[Mesa-dev] mediump support: future work

Tue May 5 01:59:58 UTC 2020

On Mon, May 4, 2020 at 5:09 PM Marek Olšák <maraeo at gmail.com> wrote:
>
> 16-bit varyings only make sense if they are packed, i.e. we need to fit 2 16-bit 4D varyings into 1 vec4 slot to save memory for IO. Without that, AMD (and most others?) won't benefit from 16-bit IO much.
>

I guess for !flat varyings that mostly makes sense if you are manually
interpolating in the fs?  We can, but don't have to and it doesn't
seem like a benefit to do so.  Maybe it would be a win for flat
varyings, but unclear, we might win more from switching to the
instruction we use for interpolated varyings instead of the one that
bypasses interpolation.  At least that seems to be what blob does on
new gens.

> 16-bit uniforms would help everybody, because there is potential for uniform packing, saving memory (and cache lines).
>

it does mean futzing w/ uniforms before uploading.. I'm not sure (for
us) that is a win vs just using the hw builtin automagic fp32->fp16
push-constant conversion.. the push constant upload is pipelined with
draws afaict for newer gens, and from shader standpoint, other than
the restrictions about which instructions can use const src and when,
they are basically free to load.. ie. loading cN.m as hcN.m is free.

so might also what to be a driver option?

> The other items are just for eliminating conversion instructions. We must have more vectorized 16-bit vec2 instructions than "conversion instructions + vec2 packing instructions" for mediump to pay off. We also don't get decreased register usage if we are not vectorized, so mediump is a tough sell at the moment.

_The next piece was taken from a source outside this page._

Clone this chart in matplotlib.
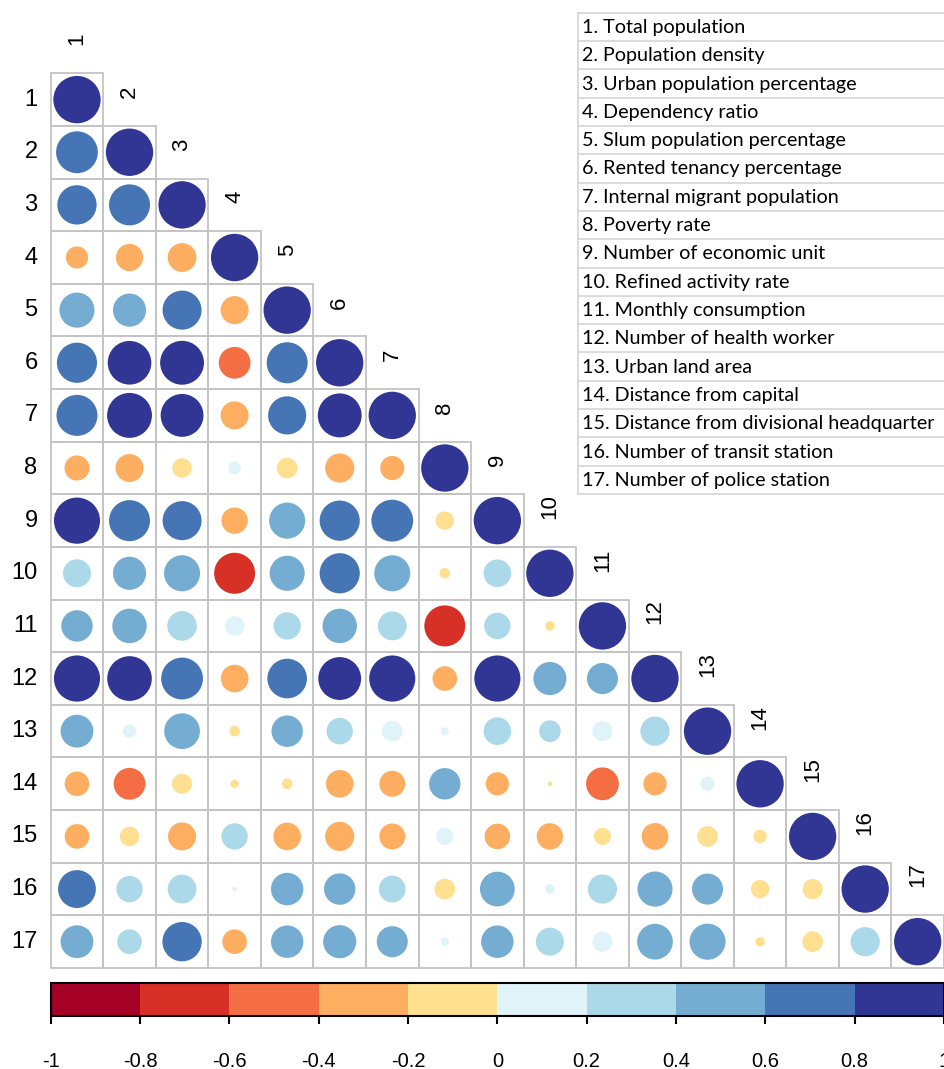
import matplotlib.pyplot as plt
import matplotlib as mpl
from matplotlib.patches import Circle, Rectangle
import numpy as np

# Variable names (legend table)
variables = ['Total population', 'Population density', 'Urban population percentage',
             'Dependency ratio', 'Slum population percentage', 'Rented tenancy percentage',
             'Internal migrant population', 'Poverty rate', 'Number of economic unit',
             'Refined activity rate', 'Monthly consumption', 'Number of health worker',
             'Urban land area', 'Distance from capital', 'Distance from divisional headquarter',
             'Number of transit station', 'Number of police station']

# Lower triangle correlations (row i, columns 1..i-1)
row2 = [0.78]
row3 = [0.69, 0.75]
row4 = [-0.22, -0.33, -0.37]
row5 = [0.55, 0.49, 0.68, -0.35]
row6 = [0.72, 0.85, 0.86, -0.45, 0.75]
row7 = [0.75, 0.90, 0.82, -0.35, 0.65, 0.86]
row8 = [-0.28, -0.35, -0.17, 0.07, -0.19, -0.38, -0.26]
row9 = [0.95, 0.75, 0.68, -0.31, 0.58, 0.72, 0.78, -0.15]
row10 = [0.35, 0.49, 0.58, -0.75, 0.55, 0.72, 0.58, -0.05, 0.34]
row11 = [0.44, 0.53, 0.39, 0.17, 0.33, 0.53, 0.37, -0.75, 0.31, -0.04]
row12 = [0.95, 0.89, 0.78, -0.34, 0.70, 0.82, 0.95, -0.27, 0.95, 0.49, 0.43]
row13 = [0.48, 0.08, 0.57, -0.05, 0.44, 0.31, 0.19, 0.03, 0.34, 0.21, 0.18, 0.38]
row14 = [-0.27, -0.45, -0.18, -0.03, -0.05, -0.34, -0.30, 0.44, -0.24, -0.01, -0.48, -0.24, 0.09]
row15 = [-0.27, -0.17, -0.35, 0.31, -0.34, -0.38, -0.30, 0.13, -0.29, -0.31, -0.13, -0.32, -0.19, -0.08]
row16 = [0.64, 0.31, 0.37, 0.01, 0.47, 0.44, 0.32, -0.19, 0.54, 0.04, 0.38, 0.55, 0.43, -0.15, -0.18]
row17 = [0.48, 0.27, 0.69, -0.27, 0.47, 0.49, 0.43, 0.03, 0.47, 0.35, 0.18, 0.57, 0.58, -0.04, -0.19, 0.38]

rows = [[], row2, row3, row4, row5, row6, row7, row8, row9, row10,
        row11, row12, row13, row14, row15, row16, row17]

n = len(variables)
corr = np.eye(n)
for i, r in enumerate(rows):
    for j, v in enumerate(r):
        corr[i, j] = v

# Colour scale
colors = ['#a50026', '#d73027', '#f46d43', '#fdae61', '#fee090',
          '#e0f3f8', '#abd9e9', '#74add1', '#4575b4', '#313695']
bounds = np.linspace(-1, 1, 11)
cmap = mpl.colors.ListedColormap(colors)
norm = mpl.colors.BoundaryNorm(bounds, cmap.N)

W, H = 945, 1069
fig = plt.figure(figsize=(W / 100, H / 100), dpi=100)
font = 'Liberation Sans'

# Main matrix
gx0, gx1, gy0, gy1 = 50.7, 944, 73.3, 968
ax = fig.add_axes([gx0 / W, 1 - gy1 / H, (gx1 - gx0) / W, (gy1 - gy0) / H])
ax.set_xlim(0.5, n + 0.5)
ax.set_ylim(n + 0.5, 0.5)
ax.axis('off')

for i in range(n):
    for j in range(i + 1):
        ax.add_patch(Rectangle((j + 0.5, i + 0.5), 1, 1, fill=False,
                               edgecolor='#c4c4c4', lw=1.3, clip_on=False))
        v = corr[i, j]
        ax.add_patch(Circle((j + 1, i + 1), 0.45 * np.sqrt(abs(v)),
                            facecolor=cmap(norm(min(v, 0.999))), edgecolor='none'))

for k in range(1, n + 1):
    ax.text(0.25, k, str(k), ha='right', va='center', fontsize=17,
            family=font, clip_on=False)
    ax.text(k, k - 1.03, str(k), rotation=90, ha='center', va='bottom',
            fontsize=16, family=font, clip_on=False)

# Colour bar
cax = fig.add_axes([gx0 / W, 1 - 1016 / H, (gx1 - gx0) / W, 33 / H])
cb = mpl.colorbar.ColorbarBase(cax, cmap=cmap, norm=norm, orientation='horizontal',
                               ticks=bounds)
cb.outline.set_linewidth(1.5)
cax.set_xticklabels(['-1', '-0.8', '-0.6', '-0.4', '-0.2', '0',
                     '0.2', '0.4', '0.6', '0.8', '1'], family=font, fontsize=14.5)
cax.tick_params(axis='x', length=6, width=1.5, pad=20)

# Legend table
tx0, tx1, ty0, ty1 = 578, 948, 12.7, 494
tax = fig.add_axes([tx0 / W, 1 - ty1 / H, (tx1 - tx0) / W, (ty1 - ty0) / H])
tax.set_xlim(0, 1)
tax.set_ylim(n, 0)
tax.axis('off')
for k in range(n + 1):
    tax.plot([0, 1], [k, k], color='#d4d4d4', lw=1.2, clip_on=False)
tax.plot([0, 0], [0, n], color='#d4d4d4', lw=1.2, clip_on=False)
tax.plot([1, 1], [0, n], color='#d4d4d4', lw=1.2, clip_on=False)
for k, name in enumerate(variables):
    tax.text(4 / (tx1 - tx0), k + 0.52, f'{k + 1}. {name}', ha='left', va='center',
             fontsize=14.2, family='Lato')

fig.savefig('out.png', dpi=100)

we don't really have "vectorized fp16".. we have a sort of "vectorish"
mode where a scalar instruction can repeat, incrementing dst register
and optionally incrementing individual src registers (ie. we can do
.yyy or .yzw swizzles but not others).  That is orthogonal to fp16
(but there may be lower latency for fp16) and mostly seems to help
reducing the latency to load src registers (since hw can load a
non-incremented src register once for each of the scalar instructions
packed together).  Scalar 16b instructions might be a win, but it is a
bit more complicated to tease out the instruction cycles vs the
register load cost.

balancing register pressure vs "vectorish" instructions is a thing I'm
still working on.  But ignoring that fp16 is a win for us because of
register pressure.. ie. a full-reg conflicts with two half-regs.

For sure, a lot of the gain involves avoiding excessive conversions,
but in a lot of common cases we can fold conversion into alu
instruction in the backend..

BR,
-R

>
> Marek
>
> On Mon, May 4, 2020 at 7:03 PM Rob Clark <robdclark at gmail.com> wrote:
>>
>> On Mon, May 4, 2020 at 11:44 AM Marek Olšák <maraeo at gmail.com> wrote:
>> >
>> > Hi,
>> >
>> > This is the status of mediump support in Mesa. What I listed is what AMD GPUs can do. "Yes" means what Mesa supports.
>> >
>> > Feature FP16 support Int16 support
>> > ALU Yes No
>> > Uniforms No No
>> > VS in No No
>> > VS out / FS in No No
>> > FS out No No
>> > TCS, TES, GS out / in No No
>> > Sampler coordinates (only coord, derivs, lod, bias; not offset and compare) No ---
>> > Image coordinates --- No
>> > Return value from samplers (incl. sampler buffers) Yes
>> > No
>> > Return value from image loads (incl. image buffers) No No
>> > Data source for image stores (incl. image buffers) No No
>> > If 16-bit sampler/image instructions are surrounded by conversions, promote them to 32 bits No No
>> >
>> > Please let me know if you don't see the table correctly.
>> >
>> > I'd like to know if I can enable some of them using the existing FP16 CAP. The only drivers supporting FP16 are currently Freedreno and Panfrost.
>> >
>>
>> I think in general it should be ok.
>>
>> I think for ir3 we want 32b inputs/outputs for geom stages
>> (vs/hs/ds/gs).  For frag outs we use nir_lower_mediump_outputs.. maybe
>> this is a good approach to continue, to use a simple nir lowering pass
>> for cases where a shader stage can directly take 16b input/output.
>> For frag inputs we fold the narrowing conversion in to the varying
>> fetch instruction in backend.
>>
>> int16 would be pretty useful, for loop counters especially.. these can
>> have a long live-range and currently wastefully occupy a full 32b reg.
>>
>> Uniforms we haven't cared too much about, since we can (usually) read
>> a 32b uniform as a 16b and fold that directly into alu instructions..
>> we handle that in the backend.
>>
>> Pushing mediump support further would be great, and we can definitely
>> help if it ends up needing changes in freedreno backend.  The deqp
>> coverage in CI should give us pretty good confidence about whether or
>> not we are breaking things in the ir3 backend.
>>
>> BR,
>> -R